The charade continues all the way to the airport, where Keri Russell is charting her journey home to the colonies, when she’s faced with both men: one, still in a regency-era costume, and the other, dressed normally. (In our universe this means jeans and a t-shirt.) While a common moviegoer might see this as a zany illustration of Keri Russell’s fantasies merging with hard reality this is, in reality, an actual rupture in the space-time continuum. Flight of the Conchord Guy’s presence in a Keri Russell universe infused with fake Jane Austen stuff begins to destroy the universe and elements from other dimensions start leaking into the film.
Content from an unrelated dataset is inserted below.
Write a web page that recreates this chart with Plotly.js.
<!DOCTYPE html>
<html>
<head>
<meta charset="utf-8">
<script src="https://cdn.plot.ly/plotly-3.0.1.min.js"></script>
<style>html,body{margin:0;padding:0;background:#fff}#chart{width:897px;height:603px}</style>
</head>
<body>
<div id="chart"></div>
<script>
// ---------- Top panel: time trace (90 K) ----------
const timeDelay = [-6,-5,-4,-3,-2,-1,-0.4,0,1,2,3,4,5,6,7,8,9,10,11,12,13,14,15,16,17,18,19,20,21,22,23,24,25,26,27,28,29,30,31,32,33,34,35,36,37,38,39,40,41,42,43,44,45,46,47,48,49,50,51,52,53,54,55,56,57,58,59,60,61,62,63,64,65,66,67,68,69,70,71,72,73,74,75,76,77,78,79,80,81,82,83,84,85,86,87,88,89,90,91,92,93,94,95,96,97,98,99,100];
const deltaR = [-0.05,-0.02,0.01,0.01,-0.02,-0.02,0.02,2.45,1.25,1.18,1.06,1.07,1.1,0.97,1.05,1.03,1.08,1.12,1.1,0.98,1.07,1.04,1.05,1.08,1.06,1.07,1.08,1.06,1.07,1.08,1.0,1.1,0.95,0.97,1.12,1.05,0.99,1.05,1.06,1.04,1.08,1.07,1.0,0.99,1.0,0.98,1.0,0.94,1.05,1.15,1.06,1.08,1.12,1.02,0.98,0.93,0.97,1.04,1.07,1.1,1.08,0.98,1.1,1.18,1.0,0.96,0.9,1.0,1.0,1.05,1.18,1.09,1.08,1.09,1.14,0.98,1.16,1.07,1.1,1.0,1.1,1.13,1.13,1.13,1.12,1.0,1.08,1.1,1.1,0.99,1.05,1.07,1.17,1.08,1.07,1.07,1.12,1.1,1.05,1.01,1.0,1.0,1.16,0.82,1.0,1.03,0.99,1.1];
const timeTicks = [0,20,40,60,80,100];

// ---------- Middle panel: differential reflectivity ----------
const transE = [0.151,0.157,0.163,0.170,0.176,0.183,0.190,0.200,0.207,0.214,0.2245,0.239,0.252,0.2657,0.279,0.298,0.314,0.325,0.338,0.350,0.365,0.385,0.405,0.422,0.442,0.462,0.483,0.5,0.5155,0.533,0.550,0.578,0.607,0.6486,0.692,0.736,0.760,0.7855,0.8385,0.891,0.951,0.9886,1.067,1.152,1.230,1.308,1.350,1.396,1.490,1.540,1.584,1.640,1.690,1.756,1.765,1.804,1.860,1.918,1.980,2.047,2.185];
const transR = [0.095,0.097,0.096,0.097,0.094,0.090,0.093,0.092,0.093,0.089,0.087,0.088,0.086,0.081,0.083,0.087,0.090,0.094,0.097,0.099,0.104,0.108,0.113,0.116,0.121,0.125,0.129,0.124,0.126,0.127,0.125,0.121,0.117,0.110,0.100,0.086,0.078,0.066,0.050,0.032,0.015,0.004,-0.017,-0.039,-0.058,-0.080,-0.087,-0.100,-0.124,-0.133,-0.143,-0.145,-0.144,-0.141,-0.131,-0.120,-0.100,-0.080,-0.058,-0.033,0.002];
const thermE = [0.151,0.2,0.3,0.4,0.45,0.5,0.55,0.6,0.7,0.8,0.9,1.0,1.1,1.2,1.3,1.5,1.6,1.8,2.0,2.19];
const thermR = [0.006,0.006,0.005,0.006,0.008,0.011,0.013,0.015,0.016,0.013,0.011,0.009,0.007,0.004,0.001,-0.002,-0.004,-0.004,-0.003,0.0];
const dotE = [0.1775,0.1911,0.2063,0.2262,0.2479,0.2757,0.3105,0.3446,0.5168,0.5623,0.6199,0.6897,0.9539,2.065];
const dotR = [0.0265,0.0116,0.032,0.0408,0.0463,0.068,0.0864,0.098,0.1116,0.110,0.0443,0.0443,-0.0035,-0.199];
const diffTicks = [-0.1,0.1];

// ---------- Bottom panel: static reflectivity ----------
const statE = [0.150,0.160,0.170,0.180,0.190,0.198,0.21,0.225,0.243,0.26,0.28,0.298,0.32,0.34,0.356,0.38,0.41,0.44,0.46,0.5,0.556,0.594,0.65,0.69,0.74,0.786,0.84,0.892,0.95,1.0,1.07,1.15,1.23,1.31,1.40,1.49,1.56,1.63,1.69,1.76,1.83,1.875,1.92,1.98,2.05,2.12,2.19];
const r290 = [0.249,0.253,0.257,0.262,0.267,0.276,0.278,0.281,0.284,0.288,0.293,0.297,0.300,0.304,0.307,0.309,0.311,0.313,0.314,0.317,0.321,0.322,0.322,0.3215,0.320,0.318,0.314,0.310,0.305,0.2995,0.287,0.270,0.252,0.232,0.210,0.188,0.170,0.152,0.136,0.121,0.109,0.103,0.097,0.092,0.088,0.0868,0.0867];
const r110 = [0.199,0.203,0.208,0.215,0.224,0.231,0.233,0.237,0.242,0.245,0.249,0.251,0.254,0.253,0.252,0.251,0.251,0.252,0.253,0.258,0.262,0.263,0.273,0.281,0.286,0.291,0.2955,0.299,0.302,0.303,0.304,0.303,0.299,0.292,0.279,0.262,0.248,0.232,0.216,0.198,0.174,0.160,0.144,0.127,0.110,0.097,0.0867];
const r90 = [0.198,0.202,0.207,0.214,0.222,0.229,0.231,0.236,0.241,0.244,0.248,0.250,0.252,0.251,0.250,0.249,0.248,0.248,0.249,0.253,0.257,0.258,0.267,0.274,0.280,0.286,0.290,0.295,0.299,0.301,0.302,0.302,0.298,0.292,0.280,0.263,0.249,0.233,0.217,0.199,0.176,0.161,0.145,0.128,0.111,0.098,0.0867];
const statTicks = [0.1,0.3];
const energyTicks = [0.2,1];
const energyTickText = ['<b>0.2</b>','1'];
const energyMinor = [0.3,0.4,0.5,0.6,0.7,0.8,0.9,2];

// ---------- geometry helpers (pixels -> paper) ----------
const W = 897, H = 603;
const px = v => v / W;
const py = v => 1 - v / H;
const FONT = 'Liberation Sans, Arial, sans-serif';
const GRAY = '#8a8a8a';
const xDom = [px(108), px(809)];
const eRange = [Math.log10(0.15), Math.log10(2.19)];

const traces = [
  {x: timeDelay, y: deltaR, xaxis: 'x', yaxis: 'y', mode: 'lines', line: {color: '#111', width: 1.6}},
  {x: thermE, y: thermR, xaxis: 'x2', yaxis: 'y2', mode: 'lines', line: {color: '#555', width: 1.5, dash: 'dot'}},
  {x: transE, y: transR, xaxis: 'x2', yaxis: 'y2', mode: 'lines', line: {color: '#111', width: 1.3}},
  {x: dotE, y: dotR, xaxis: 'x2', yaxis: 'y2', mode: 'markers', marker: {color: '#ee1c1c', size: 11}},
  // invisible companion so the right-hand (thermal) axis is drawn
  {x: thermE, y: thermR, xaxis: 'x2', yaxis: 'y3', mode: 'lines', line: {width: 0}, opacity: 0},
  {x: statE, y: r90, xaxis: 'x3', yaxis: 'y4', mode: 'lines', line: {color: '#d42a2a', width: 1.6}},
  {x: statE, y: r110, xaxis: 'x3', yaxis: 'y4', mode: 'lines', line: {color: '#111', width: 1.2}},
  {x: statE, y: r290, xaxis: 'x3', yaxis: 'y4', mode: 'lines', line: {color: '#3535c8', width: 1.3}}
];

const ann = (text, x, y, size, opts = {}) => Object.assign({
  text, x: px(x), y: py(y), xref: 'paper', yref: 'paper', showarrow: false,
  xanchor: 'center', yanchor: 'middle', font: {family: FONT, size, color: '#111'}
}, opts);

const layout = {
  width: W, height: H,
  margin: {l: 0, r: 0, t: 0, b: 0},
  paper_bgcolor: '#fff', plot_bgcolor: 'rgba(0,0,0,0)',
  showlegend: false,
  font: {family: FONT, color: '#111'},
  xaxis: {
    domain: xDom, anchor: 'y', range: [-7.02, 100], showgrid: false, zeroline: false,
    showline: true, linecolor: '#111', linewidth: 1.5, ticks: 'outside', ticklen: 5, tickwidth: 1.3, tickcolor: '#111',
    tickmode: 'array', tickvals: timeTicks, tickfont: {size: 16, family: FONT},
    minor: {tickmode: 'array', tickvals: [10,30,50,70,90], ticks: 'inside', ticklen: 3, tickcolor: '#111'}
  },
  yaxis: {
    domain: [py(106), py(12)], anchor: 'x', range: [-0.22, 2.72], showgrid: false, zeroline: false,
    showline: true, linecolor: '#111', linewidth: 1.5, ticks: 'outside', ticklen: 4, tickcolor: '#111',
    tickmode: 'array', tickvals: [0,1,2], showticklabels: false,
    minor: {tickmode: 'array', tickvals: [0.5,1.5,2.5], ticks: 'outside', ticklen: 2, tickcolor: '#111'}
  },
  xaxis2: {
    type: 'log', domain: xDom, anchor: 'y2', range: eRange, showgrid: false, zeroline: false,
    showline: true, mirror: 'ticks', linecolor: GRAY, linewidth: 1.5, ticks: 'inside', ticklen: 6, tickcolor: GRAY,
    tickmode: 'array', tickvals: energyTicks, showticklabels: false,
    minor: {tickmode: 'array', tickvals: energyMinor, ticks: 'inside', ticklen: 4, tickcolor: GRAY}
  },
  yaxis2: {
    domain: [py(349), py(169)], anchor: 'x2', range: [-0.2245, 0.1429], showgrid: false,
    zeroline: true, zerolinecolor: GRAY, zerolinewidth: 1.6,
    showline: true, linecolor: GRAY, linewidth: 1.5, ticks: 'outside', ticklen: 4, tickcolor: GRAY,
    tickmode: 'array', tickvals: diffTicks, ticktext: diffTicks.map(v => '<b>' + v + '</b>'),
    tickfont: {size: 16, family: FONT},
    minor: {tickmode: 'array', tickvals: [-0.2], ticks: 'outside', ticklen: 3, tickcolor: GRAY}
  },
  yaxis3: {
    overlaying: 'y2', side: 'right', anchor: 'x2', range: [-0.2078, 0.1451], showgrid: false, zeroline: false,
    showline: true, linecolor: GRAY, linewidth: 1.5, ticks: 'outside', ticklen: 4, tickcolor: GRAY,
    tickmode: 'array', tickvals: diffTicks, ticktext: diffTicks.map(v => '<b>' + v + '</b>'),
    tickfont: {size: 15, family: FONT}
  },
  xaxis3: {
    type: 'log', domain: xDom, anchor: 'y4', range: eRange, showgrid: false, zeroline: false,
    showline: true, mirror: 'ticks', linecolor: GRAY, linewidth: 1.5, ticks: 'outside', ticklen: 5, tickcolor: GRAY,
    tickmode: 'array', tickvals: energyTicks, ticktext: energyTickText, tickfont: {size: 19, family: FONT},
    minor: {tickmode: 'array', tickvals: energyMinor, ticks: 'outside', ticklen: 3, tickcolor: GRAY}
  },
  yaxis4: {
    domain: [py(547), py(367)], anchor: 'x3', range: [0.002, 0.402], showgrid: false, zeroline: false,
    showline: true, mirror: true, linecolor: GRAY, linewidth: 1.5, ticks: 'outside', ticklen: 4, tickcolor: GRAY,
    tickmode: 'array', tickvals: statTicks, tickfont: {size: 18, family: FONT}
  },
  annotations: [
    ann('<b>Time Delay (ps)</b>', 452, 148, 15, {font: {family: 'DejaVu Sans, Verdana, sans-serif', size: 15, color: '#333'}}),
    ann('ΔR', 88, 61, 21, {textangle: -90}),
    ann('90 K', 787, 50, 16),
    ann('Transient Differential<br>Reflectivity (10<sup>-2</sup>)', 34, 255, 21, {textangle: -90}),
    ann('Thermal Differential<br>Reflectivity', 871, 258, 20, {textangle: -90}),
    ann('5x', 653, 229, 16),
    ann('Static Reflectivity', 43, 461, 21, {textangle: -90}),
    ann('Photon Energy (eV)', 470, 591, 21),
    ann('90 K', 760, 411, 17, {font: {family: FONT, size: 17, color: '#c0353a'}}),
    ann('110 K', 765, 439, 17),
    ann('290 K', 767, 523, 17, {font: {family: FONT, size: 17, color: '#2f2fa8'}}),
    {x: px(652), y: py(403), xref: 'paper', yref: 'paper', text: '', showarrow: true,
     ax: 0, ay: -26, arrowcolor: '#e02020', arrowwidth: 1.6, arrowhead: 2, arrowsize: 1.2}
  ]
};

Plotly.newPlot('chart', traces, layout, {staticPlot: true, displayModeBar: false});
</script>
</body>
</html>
This is, of course, all by lizard-person design, which can only be detected when we apply the Philip K. Dick lens.
In countless Dick stories (like “We Can Remember It for You Wholesale,” or “Paycheck,” or the novel The Man Who Japed) characters are confronted with the notion that their entire biography is fiction, created or infused in them by some science fiction contraption. It is here we realize poor Keri Russell and all the players in this film have been similarly subverted, merely playthings of a greater, alien intelligence. Did I require additional evidence as this epiphany struck me? I did! But luckily it was staring me square in my (still human?) eyes.
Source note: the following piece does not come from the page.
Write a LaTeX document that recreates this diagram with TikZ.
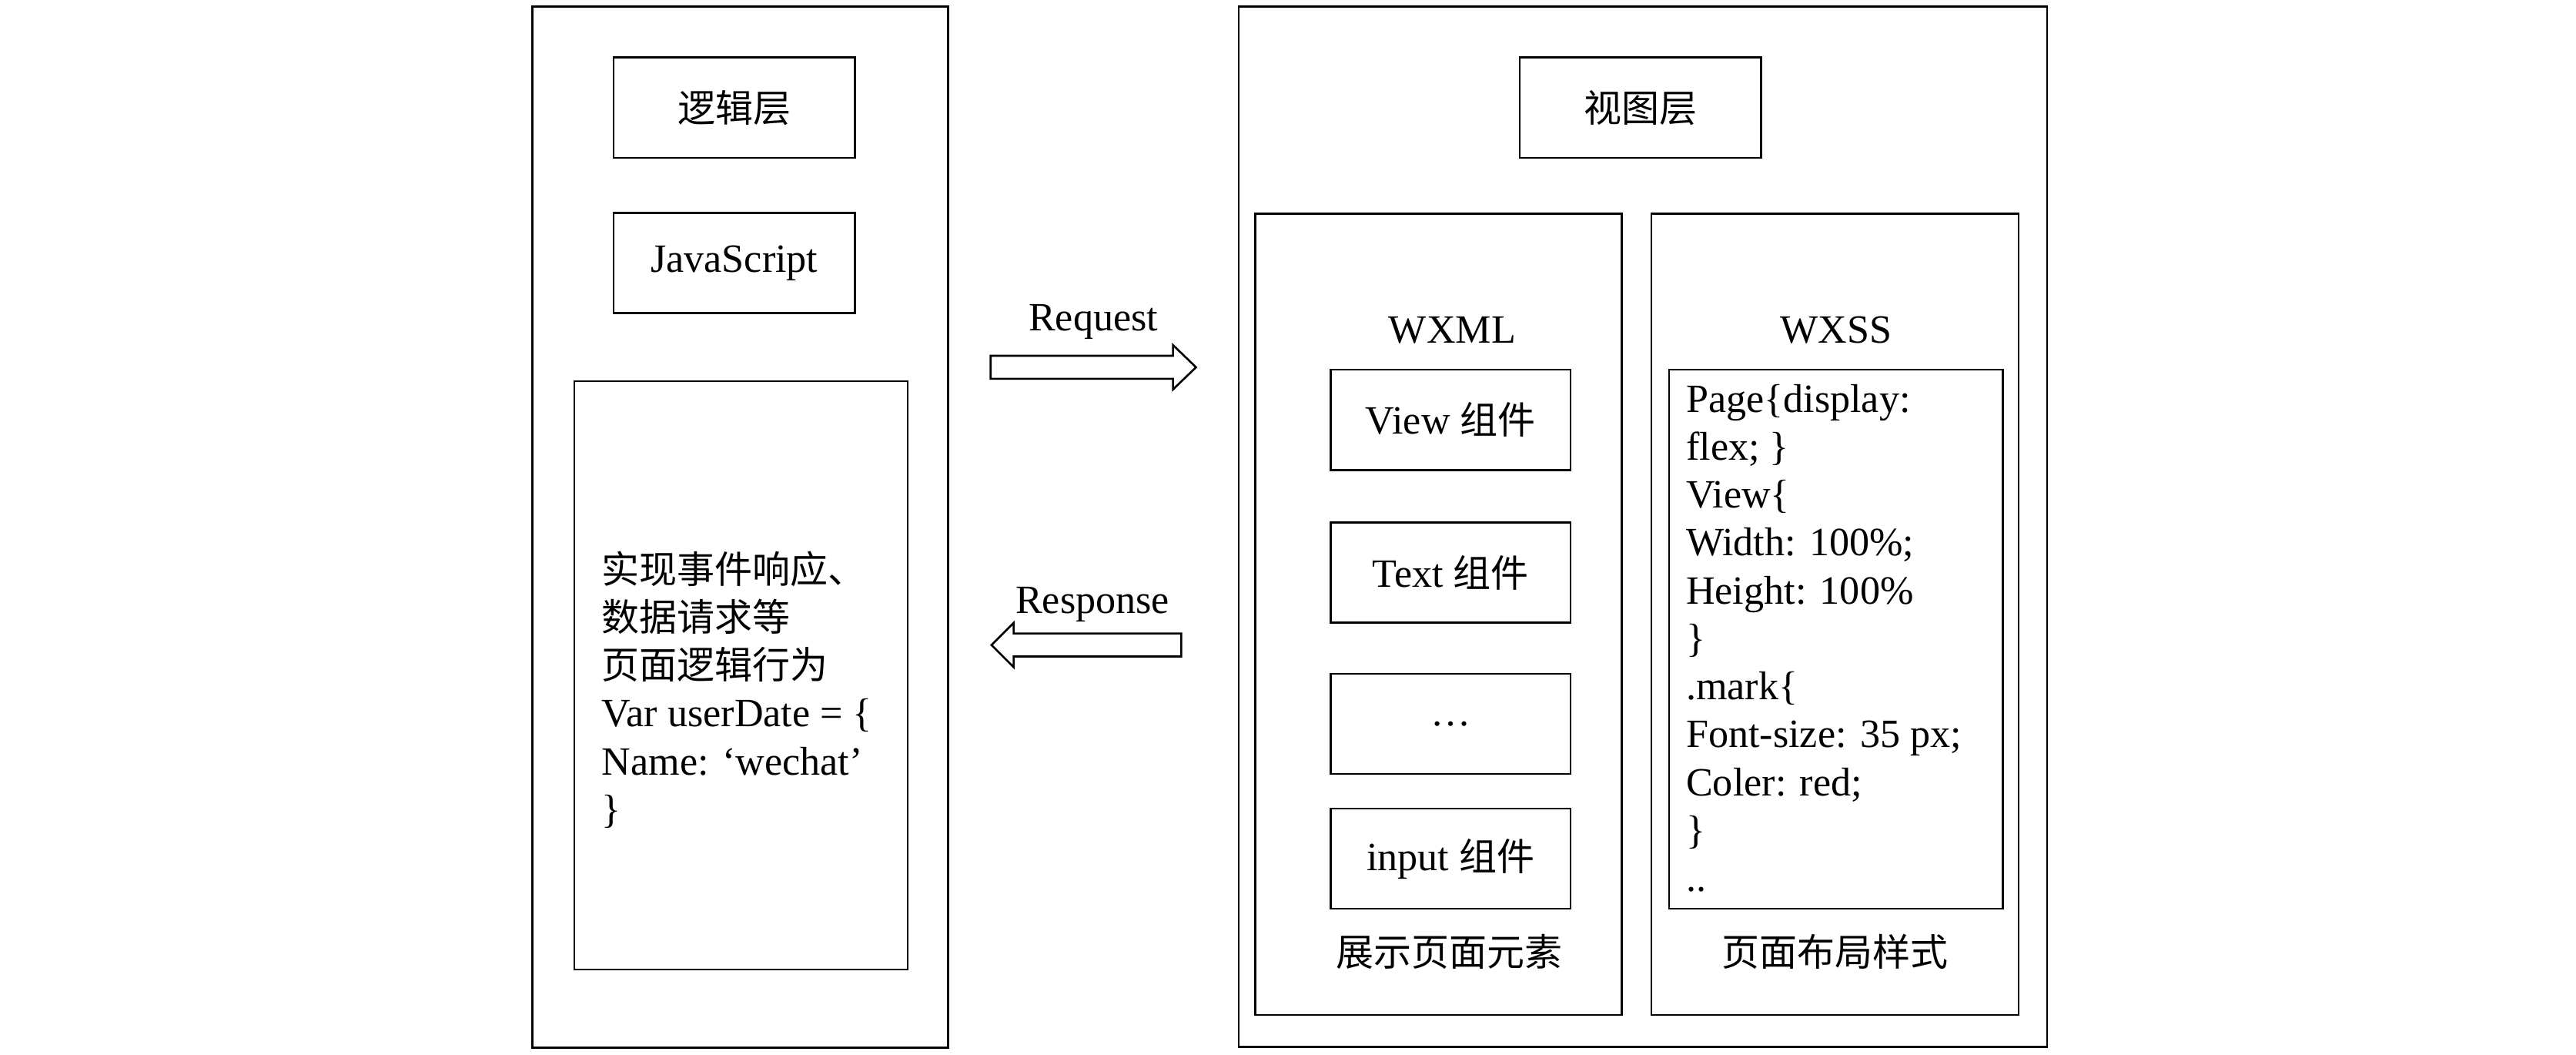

The correctly lauded contemporary (2002) version of Battlestar Galactica draws heavily from Philip K. Dick, particularly from Blade Runner/Do Androids Dream of Electric Sheep. Actor James Callis, who played Gaius Baltar on Battlestar Galactica potrays an actor in Austenland. Baltar was not a Cylon (robot) but he did have sex with lots of them.
Compounding this conspiracy is the presence of Jane Seymour, who (as much as she’d like us to forget) starred in the original 1978 Battlestar Galactica, in which she is brutally killed (while wearing beige) in front of an Egyptian pyramid by Cylons (robots.) So, two members from the (Dick-inspired) Battlestar Galactica universe also exist in Austenland? I think the space-time rupture is all but proven! After all, in the classic Galactica, the Cylons were said to originate from a race of lizard people who created them as robots.
Because Austenland is actually a weird Battlestar Galactica reunion of sorts, combined with meta-fictional concepts, I think the only thing missing was a certain 1990’s song triggering me to realize that yes, I too have been a robot this entire time.
And while no one reveals their alien faces in Austenland, the meta-fictional ending of the film includes the line “you’re my fantasy.” Proving, as I suspected, that this android/alien movie is dreaming of us. And likely with evil intents.
Ryan Britt is a longtime contributor to Tor.com and really prefers Emma to all other Austen novels.